• **REQUEST**: Return precisely the span of lines from the top of the material below to the line containing "inner sep=0pt] (title)", both included. Pictures are excluded.

>> Start MATERIAL PROVIDED

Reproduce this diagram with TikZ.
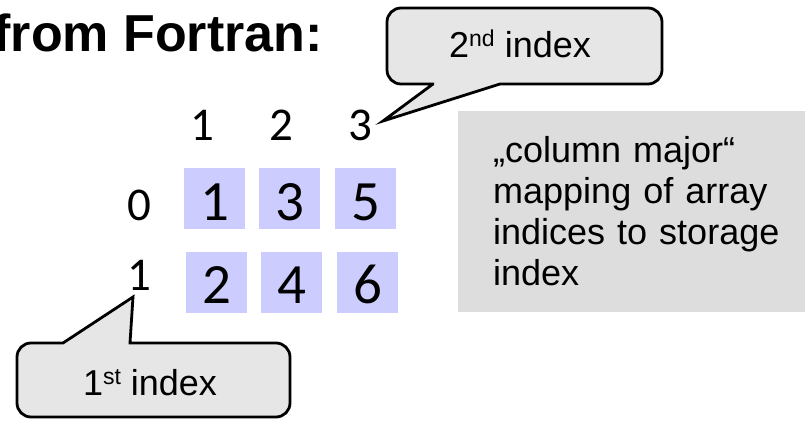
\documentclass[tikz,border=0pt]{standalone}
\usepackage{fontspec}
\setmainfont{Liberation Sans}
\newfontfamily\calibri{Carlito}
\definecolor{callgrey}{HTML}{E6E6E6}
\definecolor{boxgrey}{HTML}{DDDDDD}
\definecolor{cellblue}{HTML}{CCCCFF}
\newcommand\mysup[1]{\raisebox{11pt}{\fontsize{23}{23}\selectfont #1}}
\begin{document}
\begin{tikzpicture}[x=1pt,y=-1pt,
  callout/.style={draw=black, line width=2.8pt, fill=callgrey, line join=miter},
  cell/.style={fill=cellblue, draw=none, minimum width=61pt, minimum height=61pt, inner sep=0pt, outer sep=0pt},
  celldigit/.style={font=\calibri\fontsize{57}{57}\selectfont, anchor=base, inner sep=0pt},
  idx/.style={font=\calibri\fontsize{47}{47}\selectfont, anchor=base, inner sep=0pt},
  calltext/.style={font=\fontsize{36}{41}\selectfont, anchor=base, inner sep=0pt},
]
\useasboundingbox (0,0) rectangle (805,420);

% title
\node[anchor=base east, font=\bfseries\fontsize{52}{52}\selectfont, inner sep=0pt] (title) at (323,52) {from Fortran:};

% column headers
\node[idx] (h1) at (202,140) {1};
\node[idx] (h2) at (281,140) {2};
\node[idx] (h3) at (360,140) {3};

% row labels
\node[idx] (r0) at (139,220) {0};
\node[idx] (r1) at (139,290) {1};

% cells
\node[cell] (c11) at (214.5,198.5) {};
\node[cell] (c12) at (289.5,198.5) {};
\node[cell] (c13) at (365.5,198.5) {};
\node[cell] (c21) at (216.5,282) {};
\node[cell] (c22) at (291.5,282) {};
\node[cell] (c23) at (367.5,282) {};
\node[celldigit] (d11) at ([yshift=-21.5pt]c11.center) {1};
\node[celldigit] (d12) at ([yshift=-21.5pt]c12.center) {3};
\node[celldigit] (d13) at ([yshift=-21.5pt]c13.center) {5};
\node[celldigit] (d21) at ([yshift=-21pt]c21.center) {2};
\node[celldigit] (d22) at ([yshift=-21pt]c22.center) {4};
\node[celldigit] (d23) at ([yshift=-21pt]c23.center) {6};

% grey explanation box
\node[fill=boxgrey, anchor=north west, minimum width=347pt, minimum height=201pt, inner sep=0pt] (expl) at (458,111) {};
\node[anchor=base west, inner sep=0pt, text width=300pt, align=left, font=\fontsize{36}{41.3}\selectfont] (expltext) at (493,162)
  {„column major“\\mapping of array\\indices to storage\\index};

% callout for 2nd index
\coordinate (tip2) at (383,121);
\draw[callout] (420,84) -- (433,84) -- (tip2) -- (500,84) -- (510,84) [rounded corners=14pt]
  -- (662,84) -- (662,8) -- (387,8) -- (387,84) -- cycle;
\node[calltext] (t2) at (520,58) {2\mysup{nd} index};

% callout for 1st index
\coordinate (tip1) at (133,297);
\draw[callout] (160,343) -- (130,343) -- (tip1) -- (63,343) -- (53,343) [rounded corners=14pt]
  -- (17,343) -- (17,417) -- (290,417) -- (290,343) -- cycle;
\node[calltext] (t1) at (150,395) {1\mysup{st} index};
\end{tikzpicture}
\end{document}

>> End MATERIAL PROVIDED

• **FINAL ANSWER**:
Reproduce this diagram with TikZ.
\documentclass[tikz,border=0pt]{standalone}
\usepackage{fontspec}
\setmainfont{Liberation Sans}
\newfontfamily\calibri{Carlito}
\definecolor{callgrey}{HTML}{E6E6E6}
\definecolor{boxgrey}{HTML}{DDDDDD}
\definecolor{cellblue}{HTML}{CCCCFF}
\newcommand\mysup[1]{\raisebox{11pt}{\fontsize{23}{23}\selectfont #1}}
\begin{document}
\begin{tikzpicture}[x=1pt,y=-1pt,
  callout/.style={draw=black, line width=2.8pt, fill=callgrey, line join=miter},
  cell/.style={fill=cellblue, draw=none, minimum width=61pt, minimum height=61pt, inner sep=0pt, outer sep=0pt},
  celldigit/.style={font=\calibri\fontsize{57}{57}\selectfont, anchor=base, inner sep=0pt},
  idx/.style={font=\calibri\fontsize{47}{47}\selectfont, anchor=base, inner sep=0pt},
  calltext/.style={font=\fontsize{36}{41}\selectfont, anchor=base, inner sep=0pt},
]
\useasboundingbox (0,0) rectangle (805,420);

% title
\node[anchor=base east, font=\bfseries\fontsize{52}{52}\selectfont, inner sep=0pt] (title) at (323,52) {from Fortran:};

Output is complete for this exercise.